Russia's newest law employing repressive action to regulate behavior and culture will take effect July 1. The law, signed by Russian president Vladimir Putin in early May, will ban the use of obscenities in "television, cinema, literature, mass media, concerts and theatrical productions," according to Vedomosti.
This has brought about an ongoing culture of jokes about how Russian theater will now have to become the art of, and for, doing good, while it also brought about a sense of disbelief. The liberation of language, of expression, and of the individual point of view has been one of the true accomplishments of Russian culture in the new era.
Be that as it may, the vast majority of theaters have announced that they will either remove plays including obscenities from their repertoires, or they will replace offending words with lexical items more acceptable to the government. Not everybody is ready to roll over and accept the law without question, however.
Yelena Gremina, the managing director and a co-founder of Teatr.doc, Moscow's most experimental theater space, told Afisha magazine last week that she has no plans to make any changes. "Censorship is still banned by our constitution," she said, "let's not forget that."
“It seems to me,” Gremina continued, “that it is improper to think that there is some virtual father, who must always forbid things to people as though they were little children and slap their hands if they reach for their mouth. I do not consider myself a child. I am a grown, responsible person, capable of lecturing anyone on all sorts of possible values, from family to patriotic. And I do not believe anyone has the right to tell me what the spectators of my theater should see. Spectators are not babes in diapers. I think it is insulting to consider a nation so ignorant that it must be dictated to.”
On Friday and Saturday — Friday was the 215th anniversary of Alexander Pushkin’s birth — two events in Moscow staked out an opposing position to the law.

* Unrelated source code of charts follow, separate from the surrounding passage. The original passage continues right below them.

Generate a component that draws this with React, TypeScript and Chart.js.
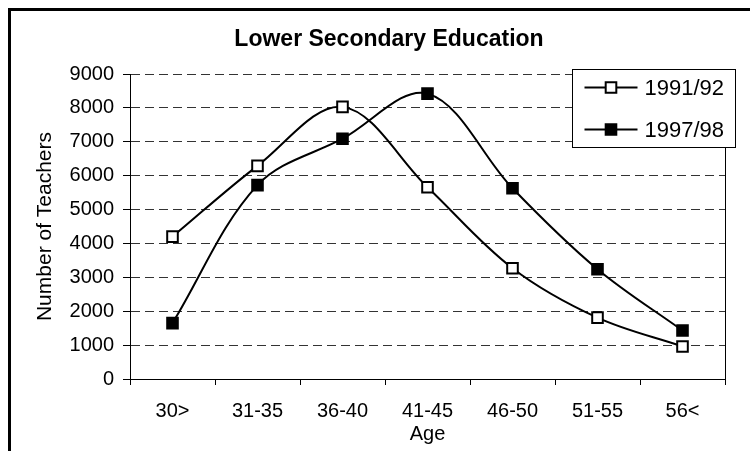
import React, { useEffect, useRef } from 'react';
import { Chart, registerables } from 'chart.js';

Chart.register(...registerables);

// Chart content
const chartTitle = 'Lower Secondary Education';
const ageGroups = ['30>', '31-35', '36-40', '41-45', '46-50', '51-55', '56<'];
const seriesNames = ['1991/92', '1997/98'];
const teachers1991 = [4200, 6290, 8030, 5660, 3270, 1810, 960];
const teachers1997 = [1650, 5720, 7090, 8420, 5630, 3240, 1430];
const yMin = 0;
const yMax = 9000;
const yStep = 1000;
const xAxisTitle = 'Age';
const yAxisTitle = 'Number of Teachers';

const FONT = "'Liberation Sans', Arial, Helvetica, sans-serif";
const POINT_R = 7.5;

function drawSquare(ctx: CanvasRenderingContext2D, x: number, y: number, r: number, fill: string) {
  const h = r * Math.SQRT1_2;
  ctx.beginPath();
  ctx.rect(x - h, y - h, 2 * h, 2 * h);
  ctx.fillStyle = fill;
  ctx.fill();
  ctx.lineWidth = 2;
  ctx.strokeStyle = '#000';
  ctx.stroke();
}

// Draws the plot's right edge, the heading and the boxed legend
const decorations = {
  id: 'decorations',
  beforeDatasetsDraw(chart: any) {
    const { ctx, chartArea: a } = chart;
    ctx.save();
    ctx.strokeStyle = '#000';
    ctx.lineWidth = 1;
    const x = Math.round(a.right) + 0.5;
    ctx.beginPath();
    ctx.moveTo(x, a.top);
    ctx.lineTo(x, a.bottom);
    ctx.stroke();
    ctx.restore();
  },
  afterDraw(chart: any) {
    const { ctx, chartArea: a } = chart;
    ctx.save();
    ctx.font = `bold 23px ${FONT}`;
    ctx.fillStyle = '#000';
    ctx.textAlign = 'center';
    ctx.textBaseline = 'alphabetic';
    ctx.fillText(chartTitle, chart.width / 2, a.top - 28);

    const w = 163;
    const h = 78;
    const left = Math.round(a.right + 10 - w) + 0.5;
    const top = Math.round(a.top - 5) + 0.5;
    ctx.fillStyle = '#fff';
    ctx.fillRect(left, top, w, h);
    ctx.strokeStyle = '#000';
    ctx.lineWidth = 1;
    ctx.strokeRect(left, top, w, h);
    chart.data.datasets.forEach((ds: any, i: number) => {
      const y = top + 18 + i * 42;
      ctx.beginPath();
      ctx.moveTo(left + 12, y);
      ctx.lineTo(left + 65, y);
      ctx.lineWidth = 2;
      ctx.strokeStyle = '#000';
      ctx.stroke();
      drawSquare(ctx, left + 38.5, y, POINT_R, ds.pointBackgroundColor);
      ctx.font = `22px ${FONT}`;
      ctx.fillStyle = '#000';
      ctx.textAlign = 'left';
      ctx.textBaseline = 'middle';
      ctx.fillText(ds.label, left + 72, y + 1);
    });
    ctx.restore();
  },
};

export default function App() {
  const ref = useRef<HTMLCanvasElement>(null);

  useEffect(() => {
    if (!ref.current) return;
    const lineStyle = {
      borderColor: '#000',
      borderWidth: 2,
      pointStyle: 'rect' as const,
      pointRadius: POINT_R,
      pointHoverRadius: POINT_R,
      pointBorderWidth: 2,
      pointBorderColor: '#000',
      tension: 0.35,
      fill: false,
    };
    const chart = new Chart(ref.current, {
      type: 'line',
      data: {
        labels: ageGroups,
        datasets: [
          { ...lineStyle, label: seriesNames[0], data: teachers1991, pointBackgroundColor: '#fff' },
          { ...lineStyle, label: seriesNames[1], data: teachers1997, pointBackgroundColor: '#000' },
        ],
      },
      options: {
        responsive: false,
        animation: false,
        layout: { padding: { top: 63, right: 42, left: 0, bottom: 0 } },
        plugins: {
          legend: { display: false },
          tooltip: { enabled: false },
          title: { display: false },
        },
        scales: {
          x: {
            type: 'category',
            offset: true,
            grid: {
              display: true,
              offset: true,
              drawOnChartArea: false,
              drawTicks: true,
              tickLength: 6,
              color: '#000',
              lineWidth: 1,
            },
            border: { display: true, color: '#000', width: 1 },
            ticks: {
              padding: 14,
              color: '#000',
              font: { size: 20, family: FONT },
              maxRotation: 0,
              autoSkip: false,
            },
            title: {
              display: true,
              text: xAxisTitle,
              color: '#000',
              font: { size: 20, family: FONT },
              padding: { top: 0, bottom: 5 },
            },
            afterFit: (s: any) => {
              s.height = 72;
            },
          },
          y: {
            min: yMin,
            max: yMax,
            ticks: {
              stepSize: yStep,
              padding: 9,
              color: '#000',
              font: { size: 20, family: FONT },
              callback: (v: any) => String(v),
            },
            grid: {
              color: '#333',
              lineWidth: 1,
              tickLength: 7,
              tickColor: '#000',
              tickBorderDash: [],
              drawTicks: true,
            },
            border: { display: true, color: '#000', width: 1, dash: [9, 5] },
            title: {
              display: true,
              text: yAxisTitle,
              color: '#000',
              font: { size: 21, family: FONT },
              padding: { top: 22, bottom: 0 },
            },
            afterFit: (s: any) => {
              s.width = 119;
            },
          },
        },
      } as any,
      plugins: [decorations],
    });
    return () => chart.destroy();
  }, []);

  return (
    <div
      style={{
        position: 'fixed',
        left: 8,
        top: 8,
        width: 742,
        height: 443,
        boxSizing: 'border-box',
        borderTop: '3px solid #000',
        borderLeft: '3px solid #000',
        overflow: 'hidden',
        background: '#fff',
      }}
    >
      <canvas ref={ref} width={756} height={440} style={{ display: 'block' }} />
    </div>
  );
}
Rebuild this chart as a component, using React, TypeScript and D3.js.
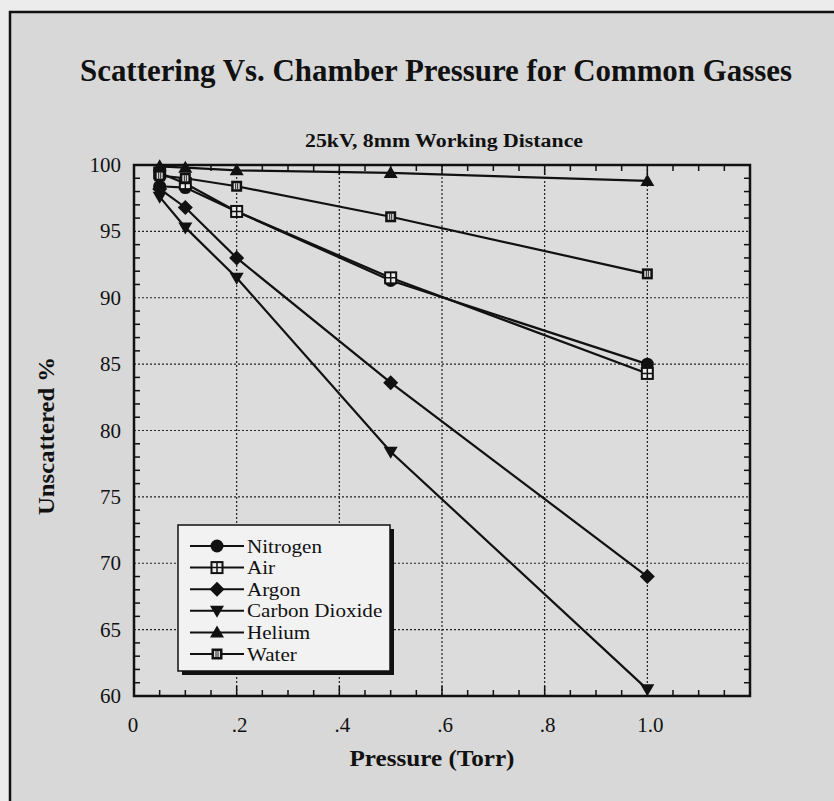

At the Playwright and Director Center Klim on Saturday offered up a special evening of recitals of Pushkin’s so-called obscene poetry. Across town the previous day, the Meyerhold Center hosted an evening of poetry, music, prose and theatrical excerpts — all containing expletives, of course — that was titled Almanakh, which we will allow ourselves clumsily to translate as “Alma you!” It followed the final performance at the Meyerhold of Maksym Kurochkin’s “Herbivores,” which, due to its choice language, will be removed from the theater’s repertory.
Kurochkin fans take heart, however. “Herbivores” will reopen next season in a new version at Teatr.doc.
As for Almanakh, it was a checkered, though lively, event. Held in the fourth-floor cafe that accommodates 60 or 70 people comfortably, it probably counted 200 spectators at its peak. Poets Andrei Rodionov and Vsevolod Yemelin recited some of their choicest compositions. Actors, working on two days of scattered rehearsals, took to the stage and performed short scenes from an array of contemporary texts that dare name things with their proper names. Among the performed works were Mikhail Ugarov’s “The Death of Ilya Ilyich,” Vladimir Sorokin’s “The Dugout,” Yury Klavdiyev’s “The Slow Sword,” and Anna Yablonskaya’s “Pagans. ”
It would be less than honest to ignore the fact that the withering onslaught of profanity occasionally grew tedious. At a certain point, when some had had their fill, the audience slowly began thinning out. Still, two scenes — a monologue from the Presnyakov brothers’ “Playing the Victim” and a four-actor scene from Pavel Pryazhko’s “Life Is Grand” — stood as hard proof that this law is a blow to Russian literature and theater.
The Presnyakov monologue, the furious rant of an overwhelmed policeman who is fed up with casual violence, was a stunner in 1993 when we first heard it, and it remains so today. Similar was a scene from Pryazhko’s play, which premiered in 2009, and which tenderly and paradoxically portrays a strange four-way love affair amid an incongruous barrage of obscenities.
Throughout the evening a group that we might call “proper individuals” took the stage to read excerpts from writings about the power and freedom of Russian language and literature by such classic authors as Pushkin, Ivan Turgenev, Anna Akhmatova and Nikolai Zabolotsky.
The literary part of the festivities ended as emcee Oksana Mysina read a new text written by playwright Yevgeny Kazachkov.
It concluded with the words, “After all, if you call a difficult life difficult, it does not become less difficult for that. Call a “f***ed up life f***ed up and things get a little easier.”
Literature was followed by merriment, as a rag-tag band of musicians performed a newly-composed song, “F***ed Up Parliamentarians,” that had the audience laughing harder than ever, while the house came down when actor Alexei Yudnikov appeared in a dress, rather like Conchita Wurst, the transsexual winner of the recent Eurovision Song Contest, to recite Pushkin’s classic poem, “I Loved You Once, Love May Still Be Possible.”